Steinbach noted that courts have moved away from the notion that colleges are de facto parents for students, with most recent decisions finding that schools are limited in their ability to regulate student behavior outside school hours and off campus.

Still, Amy George, a spokeswoman for Mothers Against Drunk Driving, believes colleges must "have the strongest policies possible."

"They absolutely have the obligation to students and the community to provide the safest environment possible," George said.

Prompted by a party-school reputation and a student's alcohol- and drug-related death, the University of Georgia this year is requiring that underage students caught drinking be placed on probation — and that their parents be notified. A second offense during probation leads to a two-semester suspension.

Georgia also is requiring freshmen to complete an online alcohol education course before they can register for spring classes.

"We're not trying to kill people's fun. We want the students to be healthy, safe and legal," said Dr. Pat Daugherty, assistant vice president for student affairs.
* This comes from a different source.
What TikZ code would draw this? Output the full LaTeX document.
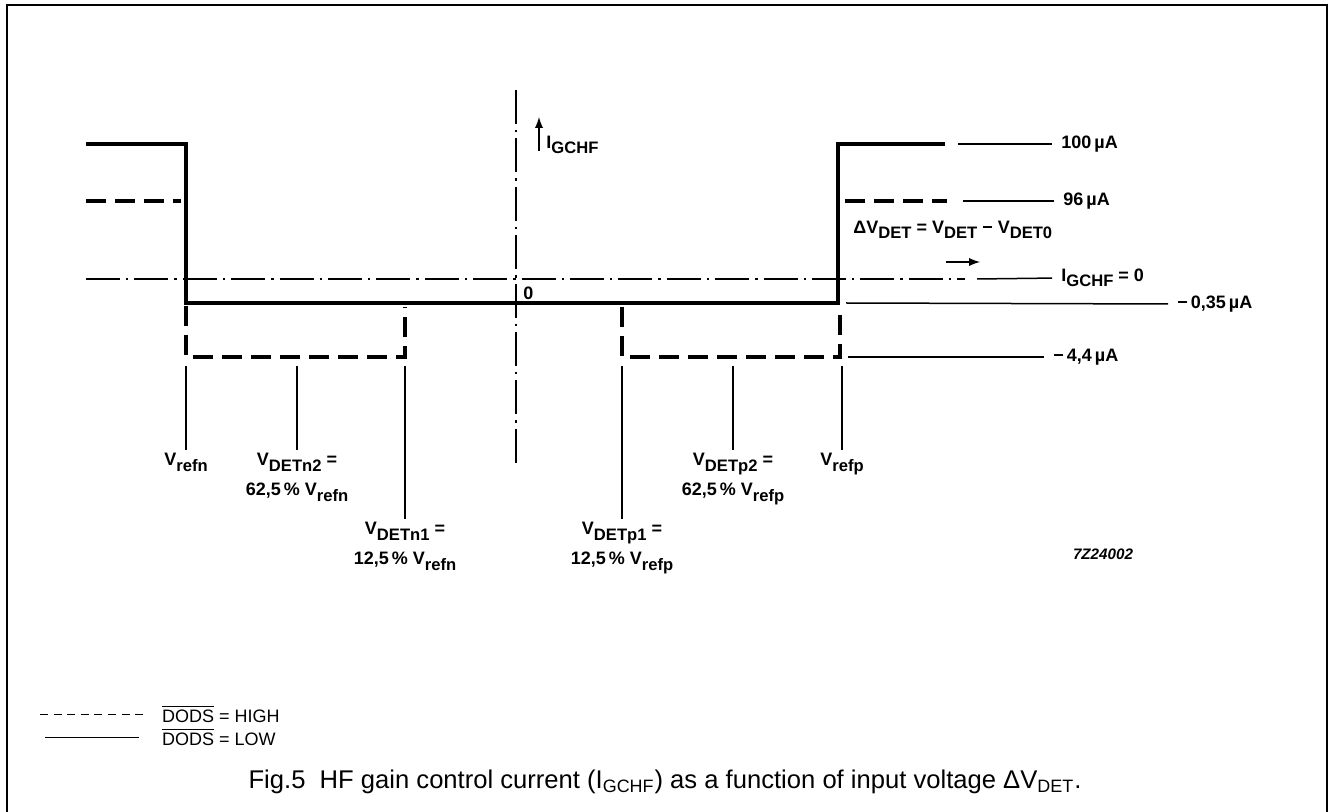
\documentclass[tikz,border=0pt]{standalone}
\usepackage{fontspec}
\setmainfont{Liberation Sans}
\usetikzlibrary{positioning}

\newcommand{\lo}[1]{\raisebox{-0.55ex}{\fontsize{8.3}{9}\selectfont #1}}
\tikzstyle{level} = [line width=1.7pt]
\tikzstyle{hlevel} = [line width=1.7pt, dash pattern=on 10pt off 4.5pt]
\tikzstyle{zero} = [line width=0.9pt, dash pattern=on 17pt off 3pt on 1.2pt off 3pt]
\tikzstyle{lead} = [line width=0.75pt, shorten >=3pt]
\tikzstyle{lbl} = [font=\fontsize{9}{15}\selectfont\bfseries, inner sep=1.5pt]

\begin{document}
\begin{tikzpicture}[x=0.5pt, y=-0.5pt]
		\useasboundingbox (0,0) rectangle (1329,812);
		\draw[line width=0.9pt] (7,815) -- (7,5) -- (1327,5) -- (1327,815);
		% axes
		\draw[zero] (516,90) -- (516,463);
		\draw[zero] (86,279) -- (965,279);
		\draw[-latex, line width=0.9pt] (539,151) -- (539,117);
		\node[lbl, anchor=west] (iax) at (543,145) {I\lo{GCHF}};
		\node[lbl, anchor=west] (null) at (520,293) {0};
		% DODS = LOW
		\draw[level] (86,144) -- (186,144) -- (186,303) -- (838,303) -- (838,144) -- (945,144);
		% DODS = HIGH
		\draw[hlevel] (86,201) -- (181,201);
		\draw[hlevel] (186,306) -- (186,357) -- (405,357) -- (405,307);
		\draw[hlevel] (622,307) -- (622,357) -- (840,357) -- (840,307);
		\draw[hlevel] (845,201) -- (947,201);
		% current levels
		\node[lbl, anchor=west] (i100) at (1058,144) {100\,µA};
		\node[lbl, anchor=west] (i96) at (1060,201) {96\,µA};
		\node[lbl, anchor=west] (izero) at (1058,278) {I\lo{GCHF} = 0};
		\node[lbl, anchor=west] (i035) at (1174,304) {−\,0,35\,µA};
		\node[lbl, anchor=west] (i44) at (1050,357) {−\,4,4\,µA};
		\draw[lead] (958,144) -- (i100.west);
		\draw[lead] (963,201) -- (i96.west);
		\draw[lead] (977,279) -- (izero.west);
		\draw[lead] (846,303) -- (i035.west);
		\draw[lead] (848,357) -- (i44.west);
		\node[lbl, anchor=west] (dv) at (850,230) {ΔV\lo{DET} = V\lo{DET} − V\lo{DET0}};
		\draw[-latex, line width=0.9pt] (946,262) -- (980,262);
		% voltage marks
		\foreach \x/\y/\n/\t in {186/450/refn/{V\lo{refn}}, 297/450/dn2/{V\lo{DETn2} =\\62,5\,\% V\lo{refn}}, 405/519/dn1/{V\lo{DETn1} =\\12,5\,\% V\lo{refn}}, 622/519/dp1/{V\lo{DETp1} =\\12,5\,\% V\lo{refp}}, 733/450/dp2/{V\lo{DETp2} =\\62,5\,\% V\lo{refp}}, 842/450/refp/{V\lo{refp}}} {
			\node[lbl, anchor=north, align=center] (\n) at (\x,\y) {\t};
			\draw[lead, shorten >=0pt] (\x,366) -- (\n.north);
		}
		\node[lbl, font=\fontsize{7.6}{9}\selectfont\itshape\bfseries] (code) at (1103,554) {7Z24002};
		% legend
		\draw[line width=0.5pt, dash pattern=on 4pt off 2.8pt] (40,714) coordinate (hs) -- (148,714) coordinate (he);
		\node[anchor=west, font=\fontsize{9}{11}\selectfont] (high) at (155,714) {$\overline{\hbox{DODS}}$ = HIGH};
		\draw[line width=0.5pt] (45,737) coordinate (ls) -- (139,737) coordinate (le);
		\node[anchor=west, font=\fontsize{9}{11}\selectfont] (low) at (155,737) {$\overline{\hbox{DODS}}$ = LOW};
		\node[font=\fontsize{12.8}{15}\selectfont] (cap) at (665,782) {Fig.5\ \ HF gain control current (I\textsubscript{GCHF}) as a function of input voltage ΔV\textsubscript{DET}.};
	\end{tikzpicture}
\end{document}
Duke has not announced any formal changes to its alcohol education policies for this year.

The issue puts schools in a balancing act, trying to foster responsibility while allowing young adults their freedom.

"The rules should not be made with an eye toward what's going to end up in newspaper coverage or what parents are going to call and complain about," said Duke sophomore Jim Davy, 19, of Pennington, N.J. "The big thing is, teach students to be responsible and promoting responsible habits you'll have now and for the rest of your life."